##### Records for this exercise #####

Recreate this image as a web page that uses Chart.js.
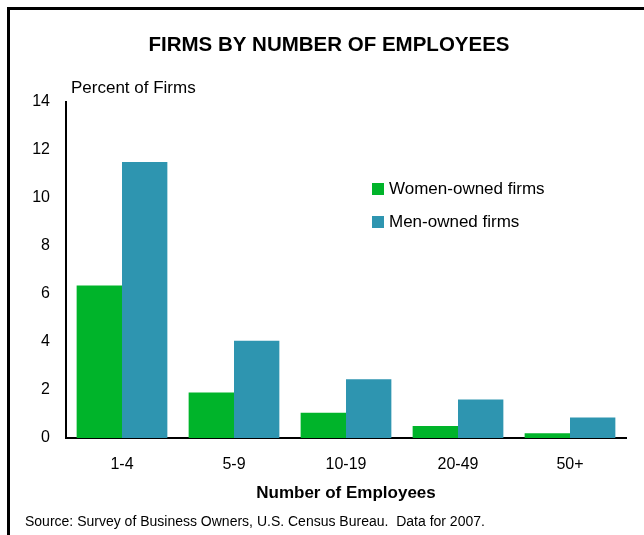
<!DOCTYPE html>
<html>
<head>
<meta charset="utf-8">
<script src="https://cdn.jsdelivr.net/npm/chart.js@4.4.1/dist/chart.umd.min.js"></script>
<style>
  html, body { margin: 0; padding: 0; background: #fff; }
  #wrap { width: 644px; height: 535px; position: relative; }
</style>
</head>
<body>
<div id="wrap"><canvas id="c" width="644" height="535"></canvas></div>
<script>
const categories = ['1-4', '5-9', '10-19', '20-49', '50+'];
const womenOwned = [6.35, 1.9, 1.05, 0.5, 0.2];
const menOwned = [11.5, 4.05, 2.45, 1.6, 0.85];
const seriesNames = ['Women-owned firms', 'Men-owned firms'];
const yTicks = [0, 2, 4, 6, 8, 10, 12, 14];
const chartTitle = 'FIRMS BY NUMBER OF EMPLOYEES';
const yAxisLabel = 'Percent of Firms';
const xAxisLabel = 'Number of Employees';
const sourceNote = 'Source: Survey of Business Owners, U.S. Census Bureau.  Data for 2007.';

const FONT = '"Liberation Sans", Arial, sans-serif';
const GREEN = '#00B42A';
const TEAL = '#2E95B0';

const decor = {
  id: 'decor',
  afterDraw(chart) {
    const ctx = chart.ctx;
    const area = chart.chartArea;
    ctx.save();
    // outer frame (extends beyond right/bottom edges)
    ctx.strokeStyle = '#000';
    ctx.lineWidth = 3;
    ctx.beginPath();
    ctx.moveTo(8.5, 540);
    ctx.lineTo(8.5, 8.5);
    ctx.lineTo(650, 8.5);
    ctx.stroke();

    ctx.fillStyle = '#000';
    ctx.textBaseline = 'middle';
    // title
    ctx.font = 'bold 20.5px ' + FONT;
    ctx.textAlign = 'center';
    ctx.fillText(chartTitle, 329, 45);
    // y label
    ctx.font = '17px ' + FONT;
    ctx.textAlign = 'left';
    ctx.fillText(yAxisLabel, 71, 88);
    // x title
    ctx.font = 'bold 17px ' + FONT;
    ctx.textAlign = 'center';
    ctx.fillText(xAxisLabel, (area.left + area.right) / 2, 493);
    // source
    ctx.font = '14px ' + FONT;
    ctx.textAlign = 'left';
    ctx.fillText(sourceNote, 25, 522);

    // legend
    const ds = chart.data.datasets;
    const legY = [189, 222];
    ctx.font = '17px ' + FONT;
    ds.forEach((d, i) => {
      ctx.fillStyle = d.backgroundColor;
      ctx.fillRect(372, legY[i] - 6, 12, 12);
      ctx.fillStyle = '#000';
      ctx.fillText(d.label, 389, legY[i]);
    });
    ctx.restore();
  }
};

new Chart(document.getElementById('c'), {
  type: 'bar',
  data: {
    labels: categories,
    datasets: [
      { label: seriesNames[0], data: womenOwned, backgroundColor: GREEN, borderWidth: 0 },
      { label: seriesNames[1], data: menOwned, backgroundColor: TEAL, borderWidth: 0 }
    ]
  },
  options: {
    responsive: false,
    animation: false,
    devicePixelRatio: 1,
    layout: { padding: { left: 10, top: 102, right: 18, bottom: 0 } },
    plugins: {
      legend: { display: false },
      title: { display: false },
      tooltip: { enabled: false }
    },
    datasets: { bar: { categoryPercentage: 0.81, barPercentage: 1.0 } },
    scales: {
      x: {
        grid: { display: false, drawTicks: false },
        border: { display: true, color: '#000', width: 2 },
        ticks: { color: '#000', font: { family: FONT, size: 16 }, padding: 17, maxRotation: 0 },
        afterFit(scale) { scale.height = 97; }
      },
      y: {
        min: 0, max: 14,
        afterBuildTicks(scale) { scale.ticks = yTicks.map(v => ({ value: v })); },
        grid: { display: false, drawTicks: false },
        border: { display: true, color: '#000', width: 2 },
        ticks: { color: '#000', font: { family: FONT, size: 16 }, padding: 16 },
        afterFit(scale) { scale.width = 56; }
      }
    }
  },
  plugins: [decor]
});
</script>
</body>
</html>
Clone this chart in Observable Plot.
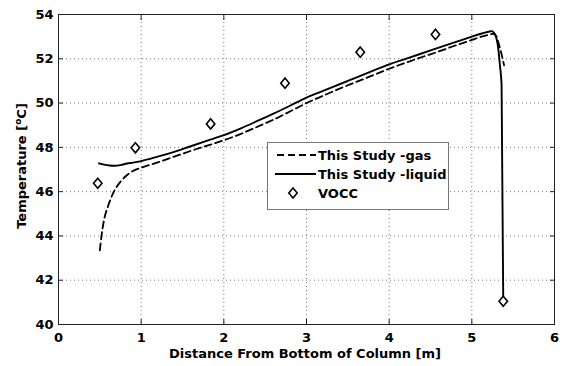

#####

Using the material above, set down every line exactly, but skip the pictures.

Recreate this image as a web page that uses Chart.js.
<!DOCTYPE html>
<html>
<head>
<meta charset="utf-8">
<script src="https://cdn.jsdelivr.net/npm/chart.js@4.4.1/dist/chart.umd.min.js"></script>
<style>
  html, body { margin: 0; padding: 0; background: #fff; }
  #wrap { width: 644px; height: 535px; position: relative; }
</style>
</head>
<body>
<div id="wrap"><canvas id="c" width="644" height="535"></canvas></div>
<script>
const categories = ['1-4', '5-9', '10-19', '20-49', '50+'];
const womenOwned = [6.35, 1.9, 1.05, 0.5, 0.2];
const menOwned = [11.5, 4.05, 2.45, 1.6, 0.85];
const seriesNames = ['Women-owned firms', 'Men-owned firms'];
const yTicks = [0, 2, 4, 6, 8, 10, 12, 14];
const chartTitle = 'FIRMS BY NUMBER OF EMPLOYEES';
const yAxisLabel = 'Percent of Firms';
const xAxisLabel = 'Number of Employees';
const sourceNote = 'Source: Survey of Business Owners, U.S. Census Bureau.  Data for 2007.';

const FONT = '"Liberation Sans", Arial, sans-serif';
const GREEN = '#00B42A';
const TEAL = '#2E95B0';

const decor = {
  id: 'decor',
  afterDraw(chart) {
    const ctx = chart.ctx;
    const area = chart.chartArea;
    ctx.save();
    // outer frame (extends beyond right/bottom edges)
    ctx.strokeStyle = '#000';
    ctx.lineWidth = 3;
    ctx.beginPath();
    ctx.moveTo(8.5, 540);
    ctx.lineTo(8.5, 8.5);
    ctx.lineTo(650, 8.5);
    ctx.stroke();

    ctx.fillStyle = '#000';
    ctx.textBaseline = 'middle';
    // title
    ctx.font = 'bold 20.5px ' + FONT;
    ctx.textAlign = 'center';
    ctx.fillText(chartTitle, 329, 45);
    // y label
    ctx.font = '17px ' + FONT;
    ctx.textAlign = 'left';
    ctx.fillText(yAxisLabel, 71, 88);
    // x title
    ctx.font = 'bold 17px ' + FONT;
    ctx.textAlign = 'center';
    ctx.fillText(xAxisLabel, (area.left + area.right) / 2, 493);
    // source
    ctx.font = '14px ' + FONT;
    ctx.textAlign = 'left';
    ctx.fillText(sourceNote, 25, 522);

    // legend
    const ds = chart.data.datasets;
    const legY = [189, 222];
    ctx.font = '17px ' + FONT;
    ds.forEach((d, i) => {
      ctx.fillStyle = d.backgroundColor;
      ctx.fillRect(372, legY[i] - 6, 12, 12);
      ctx.fillStyle = '#000';
      ctx.fillText(d.label, 389, legY[i]);
    });
    ctx.restore();
  }
};

new Chart(document.getElementById('c'), {
  type: 'bar',
  data: {
    labels: categories,
    datasets: [
      { label: seriesNames[0], data: womenOwned, backgroundColor: GREEN, borderWidth: 0 },
      { label: seriesNames[1], data: menOwned, backgroundColor: TEAL, borderWidth: 0 }
    ]
  },
  options: {
    responsive: false,
    animation: false,
    devicePixelRatio: 1,
    layout: { padding: { left: 10, top: 102, right: 18, bottom: 0 } },
    plugins: {
      legend: { display: false },
      title: { display: false },
      tooltip: { enabled: false }
    },
    datasets: { bar: { categoryPercentage: 0.81, barPercentage: 1.0 } },
    scales: {
      x: {
        grid: { display: false, drawTicks: false },
        border: { display: true, color: '#000', width: 2 },
        ticks: { color: '#000', font: { family: FONT, size: 16 }, padding: 17, maxRotation: 0 },
        afterFit(scale) { scale.height = 97; }
      },
      y: {
        min: 0, max: 14,
        afterBuildTicks(scale) { scale.ticks = yTicks.map(v => ({ value: v })); },
        grid: { display: false, drawTicks: false },
        border: { display: true, color: '#000', width: 2 },
        ticks: { color: '#000', font: { family: FONT, size: 16 }, padding: 16 },
        afterFit(scale) { scale.width = 56; }
      }
    }
  },
  plugins: [decor]
});
</script>
</body>
</html>
Clone this chart in Observable Plot.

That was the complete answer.